One of the more frustrating things about getting older is that our bodies just don’t feel the same as they once did. We’re less limber. We feel aches and pains we didn’t have before. Simple tasks — such as opening a jar — can seem more difficult. Our backs, knees and hips remind us that we’re just not kids anymore.
Some of this results from the basic wear and tear of life. But the truth is, no matter who you are or how you’ve lived, as you age you’re going to lose some bone density, muscle tissue and cartilage. It’s normal.
The good news: You do have some control over how quickly and dramatically these changes occur. Research shows that exercise — particularly weight-bearing exercise — can slow the deterioration of muscles, joints and bones and help you maintain strength, balance and flexibility. This, in turn, helps to prevent falls and injuries. Most importantly, it will help you feel better and contribute to a higher quality of life.
All the Right Moves
The National Institutes of Health/National Institute of Arthritis and Musculoskeletal and Skin Disease (NIH/NIAMS) recommends weight-bearing exercise for anyone wishing to improve bone health, particularly those who have developed osteoporosis.
Weight-bearing exercises don’t only include moves that require using weights — the term refers to the type of exercise that forces you to work against gravity, using your legs and feet to carry the weight of your body. Examples of weight-bearing exercise include weight-training, walking, hiking, jogging, climbing stairs, playing tennis and dancing.
Non-weight-bearing exercises are those in which the body’s weight is artificially supported, such as swimming and stationary cycling. These are great for building and maintaining muscles and provide cardiovascular benefits. They will not, however, help to improve bone health. A good exercise program can include both types of activities, but consult your healthcare team for the appropriate exercise plan to best meet your personal needs.

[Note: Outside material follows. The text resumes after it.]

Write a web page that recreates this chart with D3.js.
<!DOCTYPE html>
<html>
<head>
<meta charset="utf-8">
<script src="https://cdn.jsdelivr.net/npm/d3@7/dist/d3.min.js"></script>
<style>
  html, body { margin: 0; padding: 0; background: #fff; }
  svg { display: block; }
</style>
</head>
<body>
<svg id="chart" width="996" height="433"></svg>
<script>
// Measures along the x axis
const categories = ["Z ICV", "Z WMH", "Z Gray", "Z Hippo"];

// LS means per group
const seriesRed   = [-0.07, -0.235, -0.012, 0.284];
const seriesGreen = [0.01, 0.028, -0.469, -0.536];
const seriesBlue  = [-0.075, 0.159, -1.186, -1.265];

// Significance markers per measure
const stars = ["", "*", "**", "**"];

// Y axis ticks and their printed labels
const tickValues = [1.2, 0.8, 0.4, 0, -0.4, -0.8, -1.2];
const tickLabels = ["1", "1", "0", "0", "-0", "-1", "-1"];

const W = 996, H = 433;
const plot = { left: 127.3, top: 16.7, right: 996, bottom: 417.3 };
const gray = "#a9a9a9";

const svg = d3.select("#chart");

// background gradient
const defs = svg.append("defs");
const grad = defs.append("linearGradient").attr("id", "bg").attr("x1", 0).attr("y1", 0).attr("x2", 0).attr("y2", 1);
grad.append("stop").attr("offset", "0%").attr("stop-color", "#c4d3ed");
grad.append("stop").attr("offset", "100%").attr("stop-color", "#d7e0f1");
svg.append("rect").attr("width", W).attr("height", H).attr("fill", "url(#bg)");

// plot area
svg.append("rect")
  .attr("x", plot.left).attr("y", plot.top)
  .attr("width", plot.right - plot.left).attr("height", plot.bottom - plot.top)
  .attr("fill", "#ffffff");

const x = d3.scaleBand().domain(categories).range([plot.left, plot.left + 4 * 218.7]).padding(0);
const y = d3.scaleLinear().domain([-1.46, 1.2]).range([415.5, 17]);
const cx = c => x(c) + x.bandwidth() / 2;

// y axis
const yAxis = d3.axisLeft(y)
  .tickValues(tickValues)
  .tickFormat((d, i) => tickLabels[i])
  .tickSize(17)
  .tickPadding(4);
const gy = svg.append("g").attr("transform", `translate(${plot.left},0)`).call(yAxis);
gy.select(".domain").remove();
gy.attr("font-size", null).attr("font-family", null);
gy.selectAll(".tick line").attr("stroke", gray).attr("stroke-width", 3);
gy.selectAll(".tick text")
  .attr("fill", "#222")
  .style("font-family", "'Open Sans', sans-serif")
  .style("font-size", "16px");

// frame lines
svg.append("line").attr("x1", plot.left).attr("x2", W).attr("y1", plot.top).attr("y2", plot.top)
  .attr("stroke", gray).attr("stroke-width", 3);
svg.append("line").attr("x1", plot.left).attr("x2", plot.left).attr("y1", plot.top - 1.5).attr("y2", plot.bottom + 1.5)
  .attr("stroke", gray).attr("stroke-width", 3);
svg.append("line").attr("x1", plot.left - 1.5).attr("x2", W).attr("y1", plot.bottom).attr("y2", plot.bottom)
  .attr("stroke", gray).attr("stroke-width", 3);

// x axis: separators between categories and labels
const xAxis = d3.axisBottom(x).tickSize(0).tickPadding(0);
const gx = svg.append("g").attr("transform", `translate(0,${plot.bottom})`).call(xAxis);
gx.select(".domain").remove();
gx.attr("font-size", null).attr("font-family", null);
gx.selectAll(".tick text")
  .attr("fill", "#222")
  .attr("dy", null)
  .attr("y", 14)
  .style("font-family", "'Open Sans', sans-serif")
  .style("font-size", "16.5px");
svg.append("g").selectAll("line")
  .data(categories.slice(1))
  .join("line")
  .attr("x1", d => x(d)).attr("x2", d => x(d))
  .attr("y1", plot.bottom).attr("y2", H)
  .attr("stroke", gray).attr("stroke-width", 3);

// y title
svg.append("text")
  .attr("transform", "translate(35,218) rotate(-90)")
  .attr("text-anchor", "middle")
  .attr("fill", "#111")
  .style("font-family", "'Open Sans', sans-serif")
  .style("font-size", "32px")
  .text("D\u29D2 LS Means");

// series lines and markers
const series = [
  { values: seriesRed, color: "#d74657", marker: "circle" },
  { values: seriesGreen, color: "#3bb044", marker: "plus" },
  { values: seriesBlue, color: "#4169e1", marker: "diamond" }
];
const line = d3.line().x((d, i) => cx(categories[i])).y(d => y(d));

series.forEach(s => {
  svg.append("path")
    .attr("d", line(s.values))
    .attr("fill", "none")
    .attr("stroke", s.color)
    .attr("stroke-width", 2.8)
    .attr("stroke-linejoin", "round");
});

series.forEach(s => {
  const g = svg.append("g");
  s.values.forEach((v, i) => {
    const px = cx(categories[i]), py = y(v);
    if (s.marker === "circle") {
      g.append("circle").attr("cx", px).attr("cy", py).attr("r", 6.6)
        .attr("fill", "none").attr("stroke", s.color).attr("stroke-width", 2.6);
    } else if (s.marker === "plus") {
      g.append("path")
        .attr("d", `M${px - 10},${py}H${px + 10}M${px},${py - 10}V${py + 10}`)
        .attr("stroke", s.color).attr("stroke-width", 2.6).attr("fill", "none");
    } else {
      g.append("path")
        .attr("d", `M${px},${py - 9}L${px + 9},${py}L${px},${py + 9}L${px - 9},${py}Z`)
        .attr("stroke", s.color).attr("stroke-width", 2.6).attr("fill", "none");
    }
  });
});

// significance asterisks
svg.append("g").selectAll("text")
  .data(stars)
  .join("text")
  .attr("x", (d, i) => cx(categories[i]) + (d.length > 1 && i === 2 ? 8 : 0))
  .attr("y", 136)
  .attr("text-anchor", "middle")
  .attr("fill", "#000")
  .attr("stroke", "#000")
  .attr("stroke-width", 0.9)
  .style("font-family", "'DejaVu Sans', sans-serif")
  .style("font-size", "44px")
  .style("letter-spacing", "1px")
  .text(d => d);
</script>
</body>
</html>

Tips from the NIH/NIAMS for beginning a program of weight-bearing exercise follow.
* Listen to your body. Some soreness and muscle pain is normal when you begin a new exercise routine, but extreme pain or pain that lasts more than 48 hours is not. Consult your provider if you experience pain to this degree or chest pain.
* If you have osteoporosis, which renders bones weak and brittle, consult your provider and an exercise specialist. They can develop an exercise program that is safe and appropriate to your condition.
* Do not rely solely upon exercise to prevent bone loss. A diet rich in calcium and vitamin D will also help to strengthen bones at any age.
If you are not accustomed to regular physical activity, here are ways to get motivated.
* Choose an exercise that you enjoy. Not everyone likes to run or hit the gym. If taking a long walk in the morning or after dinner seems more appealing, fine.
* Choose an activity that fits your lifestyle. If you like tennis but don’t live or work near any tennis courts, it’s unlikely you’ll be able to make this a regular activity. Consider taking a yoga class at your community center if that’s more convenient.
* Start small, and build at your own pace. Every step counts. Do what you can, when you can, until you’ve built a routine.